My advice is to research your local schools and see what they currently charge for different age groups. Then ask what their history of fee increases has been. Remember that school fees generally rise at a much higher level than inflation as measured by the retail prices index because they are linked mainly to staff costs.
The Independent Schools Council (www.isc.co.uk) estimates that fee increases for its schools in 2007/08 averaged 6.2 per cent. This could quite easily be higher for 2008/09. Think how much your energy and food prices have risen of late. Schools are likely to be suffering a similar increase in such costs.
Statistics from the ISC suggest that the average fee per term at an ISC school for 2007/08 was £3,751. This rises to £7,353 for a boarding school.
There are therefore huge variations in fees depending on the type of school, the location of the school and what age your child will start school.

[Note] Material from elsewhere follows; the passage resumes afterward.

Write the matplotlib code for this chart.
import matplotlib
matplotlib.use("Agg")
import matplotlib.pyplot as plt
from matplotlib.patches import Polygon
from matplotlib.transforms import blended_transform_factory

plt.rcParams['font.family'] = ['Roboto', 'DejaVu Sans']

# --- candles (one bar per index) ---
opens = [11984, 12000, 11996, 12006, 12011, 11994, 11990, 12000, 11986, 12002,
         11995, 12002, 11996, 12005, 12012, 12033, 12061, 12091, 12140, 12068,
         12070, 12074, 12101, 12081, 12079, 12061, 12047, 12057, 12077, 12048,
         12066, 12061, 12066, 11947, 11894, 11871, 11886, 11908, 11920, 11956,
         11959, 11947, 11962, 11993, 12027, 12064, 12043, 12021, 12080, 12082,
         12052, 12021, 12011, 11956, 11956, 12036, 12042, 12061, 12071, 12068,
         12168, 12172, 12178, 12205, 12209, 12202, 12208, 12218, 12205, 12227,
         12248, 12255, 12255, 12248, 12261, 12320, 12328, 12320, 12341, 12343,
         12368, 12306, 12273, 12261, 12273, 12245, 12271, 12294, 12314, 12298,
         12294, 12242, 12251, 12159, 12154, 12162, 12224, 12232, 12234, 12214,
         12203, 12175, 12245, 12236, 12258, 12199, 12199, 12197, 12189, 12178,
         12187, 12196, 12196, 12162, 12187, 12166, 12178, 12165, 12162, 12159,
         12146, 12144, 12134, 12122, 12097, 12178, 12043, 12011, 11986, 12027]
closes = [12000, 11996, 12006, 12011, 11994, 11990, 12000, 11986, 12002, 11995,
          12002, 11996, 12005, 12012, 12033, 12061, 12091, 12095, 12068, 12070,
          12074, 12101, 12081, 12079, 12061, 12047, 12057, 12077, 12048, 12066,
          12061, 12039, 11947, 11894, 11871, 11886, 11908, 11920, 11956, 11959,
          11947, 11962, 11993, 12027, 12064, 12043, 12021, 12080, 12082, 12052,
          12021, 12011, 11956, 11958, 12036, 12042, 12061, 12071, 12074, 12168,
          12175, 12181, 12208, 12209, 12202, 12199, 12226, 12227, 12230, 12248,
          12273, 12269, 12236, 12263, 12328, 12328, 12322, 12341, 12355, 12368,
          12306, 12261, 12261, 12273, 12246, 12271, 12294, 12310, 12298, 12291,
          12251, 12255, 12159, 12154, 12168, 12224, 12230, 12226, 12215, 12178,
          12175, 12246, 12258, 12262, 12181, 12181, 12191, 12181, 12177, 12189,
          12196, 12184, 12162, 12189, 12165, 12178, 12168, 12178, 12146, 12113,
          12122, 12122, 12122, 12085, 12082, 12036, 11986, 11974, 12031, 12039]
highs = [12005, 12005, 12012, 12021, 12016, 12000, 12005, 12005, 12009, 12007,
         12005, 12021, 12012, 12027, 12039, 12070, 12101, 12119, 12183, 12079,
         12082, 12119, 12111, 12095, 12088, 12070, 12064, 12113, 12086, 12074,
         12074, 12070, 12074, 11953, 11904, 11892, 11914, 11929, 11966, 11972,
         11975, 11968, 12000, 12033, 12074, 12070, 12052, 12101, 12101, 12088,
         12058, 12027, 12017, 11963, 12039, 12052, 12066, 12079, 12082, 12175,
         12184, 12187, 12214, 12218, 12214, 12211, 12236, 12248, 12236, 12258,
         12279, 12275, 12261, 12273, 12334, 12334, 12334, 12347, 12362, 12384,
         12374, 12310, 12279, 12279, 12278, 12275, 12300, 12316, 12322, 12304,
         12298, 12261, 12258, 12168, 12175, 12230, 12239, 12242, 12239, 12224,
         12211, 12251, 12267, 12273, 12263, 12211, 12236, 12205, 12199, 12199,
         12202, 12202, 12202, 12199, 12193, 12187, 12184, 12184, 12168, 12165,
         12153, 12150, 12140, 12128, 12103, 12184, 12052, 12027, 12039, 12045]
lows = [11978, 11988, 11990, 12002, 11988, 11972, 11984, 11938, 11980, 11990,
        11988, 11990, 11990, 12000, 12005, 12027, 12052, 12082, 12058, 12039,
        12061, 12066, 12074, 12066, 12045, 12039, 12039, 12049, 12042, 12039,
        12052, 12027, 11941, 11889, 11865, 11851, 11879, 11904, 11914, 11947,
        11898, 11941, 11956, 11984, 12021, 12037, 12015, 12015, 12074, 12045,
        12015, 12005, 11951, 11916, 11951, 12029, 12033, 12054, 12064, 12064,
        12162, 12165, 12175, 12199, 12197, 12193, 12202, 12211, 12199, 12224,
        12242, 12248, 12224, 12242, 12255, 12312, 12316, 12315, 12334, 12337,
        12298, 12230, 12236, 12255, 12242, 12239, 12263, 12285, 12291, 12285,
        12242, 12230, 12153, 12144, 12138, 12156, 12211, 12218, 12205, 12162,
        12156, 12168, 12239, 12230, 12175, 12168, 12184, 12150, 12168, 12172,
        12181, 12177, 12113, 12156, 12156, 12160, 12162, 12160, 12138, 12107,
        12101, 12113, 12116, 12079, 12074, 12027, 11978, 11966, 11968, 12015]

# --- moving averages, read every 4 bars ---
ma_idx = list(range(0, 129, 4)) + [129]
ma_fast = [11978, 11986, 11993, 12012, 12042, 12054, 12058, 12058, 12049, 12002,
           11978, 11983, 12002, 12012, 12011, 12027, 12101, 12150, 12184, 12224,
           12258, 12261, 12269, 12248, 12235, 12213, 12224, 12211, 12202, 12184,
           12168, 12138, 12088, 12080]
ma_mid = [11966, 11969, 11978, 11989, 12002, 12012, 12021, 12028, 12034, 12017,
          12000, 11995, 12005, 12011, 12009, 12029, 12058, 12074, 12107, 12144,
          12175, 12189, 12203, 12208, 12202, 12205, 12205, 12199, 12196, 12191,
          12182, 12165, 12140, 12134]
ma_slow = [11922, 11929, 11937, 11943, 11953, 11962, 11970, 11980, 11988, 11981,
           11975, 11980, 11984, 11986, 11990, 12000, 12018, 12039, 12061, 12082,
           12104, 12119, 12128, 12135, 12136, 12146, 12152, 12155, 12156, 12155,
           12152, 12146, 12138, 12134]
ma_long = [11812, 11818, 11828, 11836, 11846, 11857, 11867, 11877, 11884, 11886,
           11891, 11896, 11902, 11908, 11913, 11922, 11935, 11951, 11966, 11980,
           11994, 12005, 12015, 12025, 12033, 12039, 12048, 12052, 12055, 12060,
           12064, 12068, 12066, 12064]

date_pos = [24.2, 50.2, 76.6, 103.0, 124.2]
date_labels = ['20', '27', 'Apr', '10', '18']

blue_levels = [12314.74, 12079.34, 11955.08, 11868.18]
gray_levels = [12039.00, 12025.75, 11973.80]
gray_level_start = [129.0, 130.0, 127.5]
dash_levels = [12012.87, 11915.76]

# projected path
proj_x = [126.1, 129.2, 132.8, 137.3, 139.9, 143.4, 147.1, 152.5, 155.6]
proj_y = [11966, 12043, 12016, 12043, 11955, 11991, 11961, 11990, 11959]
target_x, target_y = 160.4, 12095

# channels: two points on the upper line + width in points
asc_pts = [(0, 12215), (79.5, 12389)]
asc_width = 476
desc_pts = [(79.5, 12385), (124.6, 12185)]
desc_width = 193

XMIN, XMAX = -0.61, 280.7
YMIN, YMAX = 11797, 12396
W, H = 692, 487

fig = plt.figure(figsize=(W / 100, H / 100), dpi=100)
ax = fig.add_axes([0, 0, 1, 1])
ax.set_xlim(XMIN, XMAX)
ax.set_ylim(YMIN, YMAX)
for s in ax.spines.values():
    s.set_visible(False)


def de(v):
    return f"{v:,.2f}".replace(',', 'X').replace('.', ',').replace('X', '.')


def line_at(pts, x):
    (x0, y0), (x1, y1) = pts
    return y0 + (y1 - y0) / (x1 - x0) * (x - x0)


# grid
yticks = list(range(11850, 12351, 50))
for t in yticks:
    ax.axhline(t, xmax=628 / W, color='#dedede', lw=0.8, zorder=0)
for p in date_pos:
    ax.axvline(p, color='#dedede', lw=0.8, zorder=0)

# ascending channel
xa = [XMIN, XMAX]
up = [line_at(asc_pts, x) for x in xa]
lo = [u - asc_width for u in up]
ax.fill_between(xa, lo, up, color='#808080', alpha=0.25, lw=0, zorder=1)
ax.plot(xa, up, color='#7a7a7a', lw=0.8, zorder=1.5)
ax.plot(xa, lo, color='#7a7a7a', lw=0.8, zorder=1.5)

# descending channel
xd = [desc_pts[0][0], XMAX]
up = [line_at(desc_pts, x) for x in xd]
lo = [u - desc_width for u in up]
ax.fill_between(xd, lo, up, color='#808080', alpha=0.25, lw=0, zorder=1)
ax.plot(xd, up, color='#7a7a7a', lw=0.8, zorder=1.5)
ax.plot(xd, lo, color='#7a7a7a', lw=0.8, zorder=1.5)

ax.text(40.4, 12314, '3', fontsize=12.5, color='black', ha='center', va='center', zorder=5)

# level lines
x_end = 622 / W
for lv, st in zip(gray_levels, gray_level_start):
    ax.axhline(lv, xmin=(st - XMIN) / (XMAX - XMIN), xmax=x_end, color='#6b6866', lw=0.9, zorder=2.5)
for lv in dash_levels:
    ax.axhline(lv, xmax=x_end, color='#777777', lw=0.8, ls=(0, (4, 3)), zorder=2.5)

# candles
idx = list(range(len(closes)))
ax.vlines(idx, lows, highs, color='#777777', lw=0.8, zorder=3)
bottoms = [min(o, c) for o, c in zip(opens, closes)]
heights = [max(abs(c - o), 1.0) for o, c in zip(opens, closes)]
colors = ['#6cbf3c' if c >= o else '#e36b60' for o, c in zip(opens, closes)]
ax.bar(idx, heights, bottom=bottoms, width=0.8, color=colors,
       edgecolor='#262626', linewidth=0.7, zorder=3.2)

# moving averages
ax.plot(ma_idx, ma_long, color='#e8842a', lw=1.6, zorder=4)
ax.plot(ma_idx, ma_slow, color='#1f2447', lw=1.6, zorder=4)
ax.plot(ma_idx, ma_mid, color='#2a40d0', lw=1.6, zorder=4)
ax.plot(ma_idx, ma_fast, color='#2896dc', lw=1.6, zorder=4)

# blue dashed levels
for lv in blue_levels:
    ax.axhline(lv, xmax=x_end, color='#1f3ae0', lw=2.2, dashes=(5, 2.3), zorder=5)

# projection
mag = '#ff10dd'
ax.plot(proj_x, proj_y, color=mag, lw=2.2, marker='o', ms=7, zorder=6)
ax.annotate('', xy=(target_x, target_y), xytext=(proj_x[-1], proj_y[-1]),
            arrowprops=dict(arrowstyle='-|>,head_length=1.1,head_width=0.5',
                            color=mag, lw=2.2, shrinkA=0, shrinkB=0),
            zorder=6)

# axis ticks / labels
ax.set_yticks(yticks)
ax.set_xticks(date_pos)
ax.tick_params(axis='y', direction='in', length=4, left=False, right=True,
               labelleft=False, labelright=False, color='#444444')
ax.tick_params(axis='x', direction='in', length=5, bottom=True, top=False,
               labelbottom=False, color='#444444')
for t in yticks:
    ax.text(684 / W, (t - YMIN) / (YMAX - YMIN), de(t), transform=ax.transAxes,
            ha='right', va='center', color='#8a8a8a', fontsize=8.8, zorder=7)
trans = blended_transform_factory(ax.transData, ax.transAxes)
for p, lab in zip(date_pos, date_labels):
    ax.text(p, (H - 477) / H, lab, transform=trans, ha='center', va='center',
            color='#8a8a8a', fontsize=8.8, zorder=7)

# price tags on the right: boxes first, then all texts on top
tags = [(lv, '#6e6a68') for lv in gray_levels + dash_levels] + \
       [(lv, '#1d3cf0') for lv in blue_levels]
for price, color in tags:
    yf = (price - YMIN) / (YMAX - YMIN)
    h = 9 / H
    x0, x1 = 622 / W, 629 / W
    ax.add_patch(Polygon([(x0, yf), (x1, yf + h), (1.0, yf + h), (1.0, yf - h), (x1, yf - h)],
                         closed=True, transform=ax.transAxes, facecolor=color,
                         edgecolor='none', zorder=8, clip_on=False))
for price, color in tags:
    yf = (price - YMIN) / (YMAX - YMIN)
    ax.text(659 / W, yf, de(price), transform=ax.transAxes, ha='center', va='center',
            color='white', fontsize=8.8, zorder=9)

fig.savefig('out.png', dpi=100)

Remember that you may also need to fund your children’s university education and should factor in an assumption of that cost.
The cost of schooling does not stop at the fees. Build in a contingency for uniform, sports kit, transport, school trips, lunches and so on.
Ask the school if it will accept payment up front for the year. You may find that it pays to accept its discount.
Certain schools are prepared to accept fee payments in advance for a child who will not be attending for many years. This has the advantage that you can lock into the cost today rather than risk above-inflation increases. However, clearly there is a risk that you will not eventually choose to send your child to that school.
There is definitely no one-size-fits-all solution to school fees planning and I would tend to avoid any investment products marketed specifically as school fees savings plans, particularly as these can be quite expensive.
The trick is to treat school fees’ expenditure like any other regular commitment. That way you can focus on making your entire finances as efficient as possible, rather than take a blinkered view. This goes for all aspects of personal finance, really. Make a coherent plan for the bigger picture, rather than lots of separate plans. Make sure that any investments you use are as tax-efficient as possible. Use Isa allowances on a regular basis. If you have savings accounts, make sure that they are in the name of the lower taxpayer to maximise your net return. Invest in National Savings & Investments’ index-linked savings certificates, particularly if you are a higher-rate taxpayer. Reduce the cost of investment by investing in index-tracking funds.
Make use of your capital gains tax allowances if you are able to.
Consider switching to an offset mortgage although not necessarily in the current climate. That way, you can draw down on the equity in your home if you have a lean year and then make overpayments if you have excess income.
If you have a big pension fund, you might take the view that you can increase your mortgage debt to pay school fees in the knowledge that your pension tax-free cash will be there to pay off the outstanding loan.
If you are a higher-rate taxpayer, imagine getting higher-rate tax relief on all your pension contributions, 25 per cent tax-free cash at retirement to pay off your mortgage and then an income from the rest of the pension fund that you deliberately keep under the higher-rate threshold to just pay basic-rate tax. That is a powerful combination.
What is quite difficult in practice is to work out the combined effect of all these ideas. Not all will be applicable in your case but it is possible to model different scenarios using financial cashflow analysis packages.
You can use assumptions for inflation, interest rates, investment returns, income, expenditure, retirement age and so on to model how your financial position will evolve. It is useful to visualise not only the longer-term picture but also the year-on-year cash in, cash out position and what effect changes in your assumptions would make to this.
The best solution is likely to be a combination of measures and will need to be reviewed regularly, particularly when your circumstances change.